La notte poco prima della foresta – musica

La nuit juste avant les forêts” di Koltès si configura come un urlo ininterrotto per voce sola. Una sequenza monofonica di incontenibile rabbia, tanto reiterata da divenire meccanicamente un loop. Quasi il suono stridente di un cacofonico quanto inarrestabile jukebox antropomorfo che vomita ossessioni, aggressioni, ambiguità. A tratti anche una disperata religiosità profana rivolta, o evocata, a figure devianti: prostitute impazzite, teppisti metropolitani, incontri notturni nella penombra di un ponte, amori impossibili pregnanti di ambiguità. Tutto in una cornice di nomadismo senza un attimo di respiro, nell’angoscia di una vita non sedentaria vissuta con dolorosa precarietà.
Questi, per me, i principali temi presenti in questo lavoro insieme ad uno specifico artificio formale ed espressivo: l’assenza del punto tra i segni d’interpunzione, un continuum verbale privo d’interruzioni che si concede solo brevi attimi di respiro, quasi fisiologici.
Una scrittura fatta tutta di solo lettere minuscole, una democrazia utopica della semiografia priva di gerarchie. Ma anche una concezione modulare che fa sì di poter riprendere il testo da un qualsiasi punto. Come una musica senza cadenze, un moto perpetuo di parole, un pedale di sentimenti ad libitum.
Non so se Koltès immaginasse anche una precisa musica di scena quando scriveva questo lavoro. Le indicazioni che emergono dal testo contengono una pluralità di matrici sonore da quelle etniche (un arabo che canta una tiritera, il sognare il canto segreto degli arabi) alla musica di strada; da quella colta, qui rievocata in modo dispregiativo («arie d’opera o stronzate del genere»!) fino alla babele sonora della metropoli che l’autore non indugia a definirla casino. Insomma più che una specifica musica, il testo suggerisce un sostrato sonoro che fa pensare ad una sorta di zapping multirazziale. Ma sempre per una sola voce. Una voce, o meglio un canto sedativo, che nasconde uno straordinario potere magico-terapeutico: «[…] se invece di sputar fuori tutto quanto (perché lei non sospettava nulla di me) me l’avesse detto cantando? Avrebbe potuto cantarmi qualsiasi cosa, io non avrei potuto fare più nulla, sarei stato d’accordo su tutto».

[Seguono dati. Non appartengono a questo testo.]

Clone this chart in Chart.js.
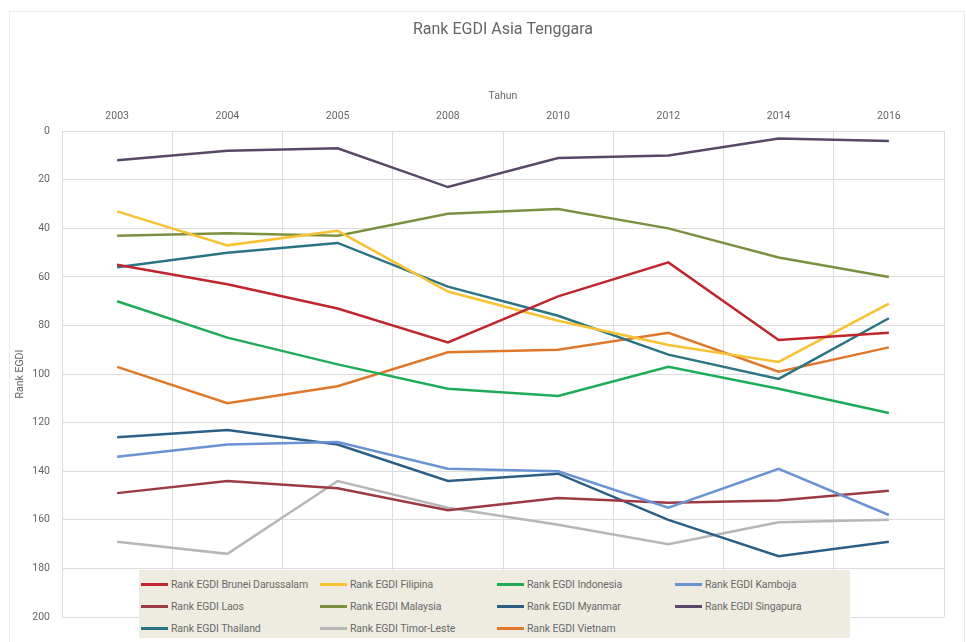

Da queste osservazioni preliminari ho iniziato a lavorare con Nora e Giulio partendo da due principali interrogativi: quale funzione conferire alla musica per questa messinscena e che tipo di linguaggio adottare.
Per primo abbiamo scelto, diversamente dalla struttura ininterrotta del testo, di utilizzare un intervento sonoro che, invece, scandisse i principali cambi di umore del copione. Poi, abbiamo selezionato le matrici sonore più congeniali: etniche, jazzistiche ed alcune poetiche musicali del Novecento. In realtà si è scelto di adottare un ampio e diversificato tessuto sonoro in grado di suggerire quel plurilinguismo caratterizzante la nostra cultura contemporanea. E qui il lavoro compositivo si è orientato tanto sulla scrittura musicale artigianale (Desert midnight un tema jazzistico omaggio a Monk e Mama, una solitaria e notturna melodia per sax soprano),quanto sull’invenzione di diversi paesaggi sonori. Degli ambienti timbricamente caratterizzati ma non naturalistici: in tal senso Vento mix, un paesaggio realizzato utilizzando in sovrapposizione il soffio di numerose ocarine, può restituire la dimensione di un peregrinare notturno e disperato sotto la pioggia, senza raddoppiare il contenuto del testo verbale. Altri ambienti sonori contengono invece al loro interno delle citazioni minime estrapolate da alcune opere contemporanee.
In coda, un lungo brano per accumuli che intreccia gran parte dei materiali utilizzati.